Kerry: «L’embargo resta in piedi, nonostante il forte impulso del presidente Obama. Solo il Congresso può rimuoverlo. Ma l’amministrazione si batte con forza per quell’obiettivo. Facciamo la nostra parte, ma chiediamo al governo di Cuba di rendere più facile ai cittadini agire. In fondo, l’embargo vale in due direzioni. Tutto ciò che divide i popoli è un crimine contro l’umanità». • Sarà dura però. So che i repubblicani vogliono dar battaglia, su questo e sull’accordo con Iran.
È di ieri una dichiarazione sferzante del senatore repubblicano Marco Rubio, che corre per la Casa Bianca e i cui antenati erano cubani fuggiti in America da Castro. L’Iran e Cuba, secondo Rubio, sono la prova che questa amministrazione è priva «di qualsiasi nozione strategica, morale ed economica in politica estera. La riapertura dell’ambasciata Usa garantisce al regime cubano la legittimità internazionale e una spinta economica sostanziale a beneficio della repressione. Obama non ha fatto alcuno sforzo per restare al fianco della libertà». Gli americani cercano di rimuovere queste obiezioni. I due Castro sono stati esortati a impegnarsi in materia di diritti umani, ad accettare il ritorno dei rifugiati ai quali è stato concesso l’asilo politico e a restituire ai cittadini statunitensi le proprietà nazionalizzate dopo la cacciata del dittatore Batista.
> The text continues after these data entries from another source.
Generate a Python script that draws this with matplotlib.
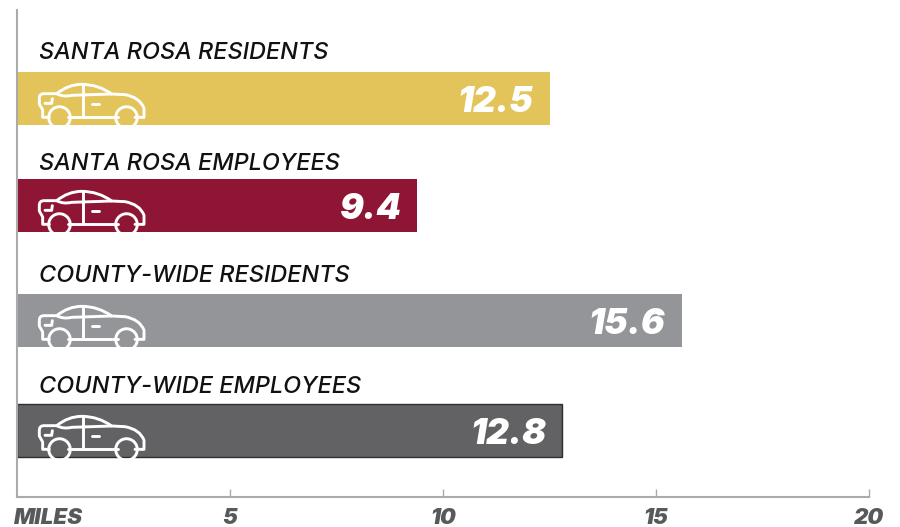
import numpy as np
import matplotlib
matplotlib.use("Agg")
import matplotlib.pyplot as plt
from matplotlib.patches import PathPatch
from matplotlib.path import Path
from matplotlib.transforms import ScaledTranslation

categories = ["SANTA ROSA RESIDENTS", "SANTA ROSA EMPLOYEES", "COUNTY-WIDE RESIDENTS", "COUNTY-WIDE EMPLOYEES"]
values = [12.5, 9.4, 15.6, 12.8]
colors = ["#E3C45A", "#8E1534", "#939598", "#626264"]
edges = ["none", "none", "none", "#2E2E2E"]
tick_values = [5, 10, 15, 20]
FONT = "Inter"

W, H = 900, 527
fig = plt.figure(figsize=(W/100, H/100), dpi=100)
L, R, T, B = 17, 869, 10, 497
ax = fig.add_axes([L/W, 1-B/H, (R-L)/W, (B-T)/H])
ax.set_xlim(0, 20)
ax.set_ylim(B, T)
ax.patch.set_visible(False)

bar_top = [72, 179, 294, 404]
label_y = [53, 164, 275.5, 387]
bar_h = 53
centers = [t + bar_h/2 for t in bar_top]
ax.barh(centers, values, height=bar_h, color=colors, edgecolor=edges, linewidth=1, zorder=2)

for s in ("top", "right"):
    ax.spines[s].set_visible(False)
for s in ("left", "bottom"):
    ax.spines[s].set_color("#ABABAB")
    ax.spines[s].set_linewidth(1.5)
ax.set_yticks([])
ax.set_xticks([0] + tick_values)
ax.set_xticklabels(["MILES"] + [str(t) for t in tick_values])
ax.tick_params(axis="x", direction="in", length=6, width=1, color="#ABABAB", pad=8)
ax.xaxis.get_major_ticks()[0].tick1line.set_visible(False)
for i, lab in enumerate(ax.get_xticklabels()):
    lab.set_fontfamily(FONT); lab.set_fontstyle("italic"); lab.set_fontweight("black")
    lab.set_fontsize(16); lab.set_color("#58595B")
    if i == 0:
        lab.set_ha("left")
        lab.set_transform(lab.get_transform() + ScaledTranslation(-3/100, 0, fig.dpi_scale_trans))

px2x = 20/(R-L)
def car(y0):
    def P(zx, zy):
        return ((zx/3 - L)*px2x, y0 + (zy-36)/3)
    def curve(pts, codes):
        ax.add_patch(PathPatch(Path([P(*p) for p in pts], codes), fill=False, ec="white",
                               lw=2.1, zorder=3, joinstyle="round", capstyle="round"))
    def line(pts):
        curve(pts, [Path.MOVETO] + [Path.LINETO]*(len(pts)-1))
    M, Li, C = Path.MOVETO, Path.LINETO, Path.CURVE3
    curve([(148,172),(128,172),(128,150),(118,132),(118,115),(118,101),(132,101),(170,101),
           (205,73),(245,73),(295,73),(335,102),(375,104),(420,112),(432,145),(432,172),(405,172)],
          [M,Li,Li,Li,Li,C,C,Li,C,C,C,C,Li,C,C,Li,Li])
    line([(203,172),(353,172)])
    curve([(170,101),(190,112),(215,106),(335,102)], [M,C,C,Li])
    line([(250,75),(250,165)])
    line([(275,131),(298,131)])
    line([(135,130),(155,130),(157,116)])
    for zx in (176, 378):
        cx, cy = P(zx, 170)
        ax.plot([cx], [cy], "o", ms=15.5, mfc="none", mec="white", mew=2.1, zorder=3, clip_on=False)

for name, v, t, c, ly in zip(categories, values, bar_top, centers, label_y):
    ax.text((39-L)*px2x, ly, name, fontfamily=FONT, fontstyle="italic", fontweight="medium",
            fontsize=16.9, color="#111111", va="center", ha="left")
    car(t)
    ax.text(v - 16*px2x, c+4, f"{v:.1f}", fontfamily=FONT, fontstyle="italic", fontweight="black",
            fontsize=25.5, color="white", va="center", ha="right", zorder=4)

fig.savefig("out.png", dpi=100)
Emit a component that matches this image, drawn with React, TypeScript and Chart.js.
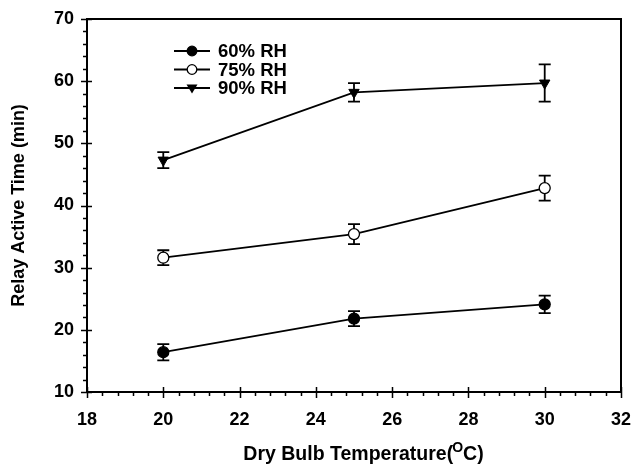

• Fidel Castro non s’è visto?
No, ma ieri ha firmato un editoriale molto polemico, in cui ha sottolineato come gli americani debbano a Cuba i «milioni di dollari» persi per via dell’embargo eretto attorno all’isola dopo la crisi dei missili russi del 1961. Ieri compiva 89 anni e ne ha profittato per farsi un giro, con Nicolas Maduro e Evo Morales, presidenti di Venezuela e Bolivia. I due sono campioni di antiamericanismo. Castro e Maduro sono andati in visita nella residenza che ospita Morales e hanno parlato per ore quattro ore di «rivoluzioni latinoamericane». Così almeno pretendono le agenzie. Le quali però riferiscono pure l’opinione di Yoani Sanchez, blogger e dissidente. Sanchez, come Kerry, invita ad «issare la bandiera e ammainare il passato». «Adesso - scrive - viene la parte più difficile. Sarà un tipo di cammino in salita nel quale non si potrà riversare la colpa dei nostri errori sul vicino del Nord. Inizia la fase in cui dobbiamo essere ciò che siamo e riconoscere perché siamo arrivati solo fino a qui».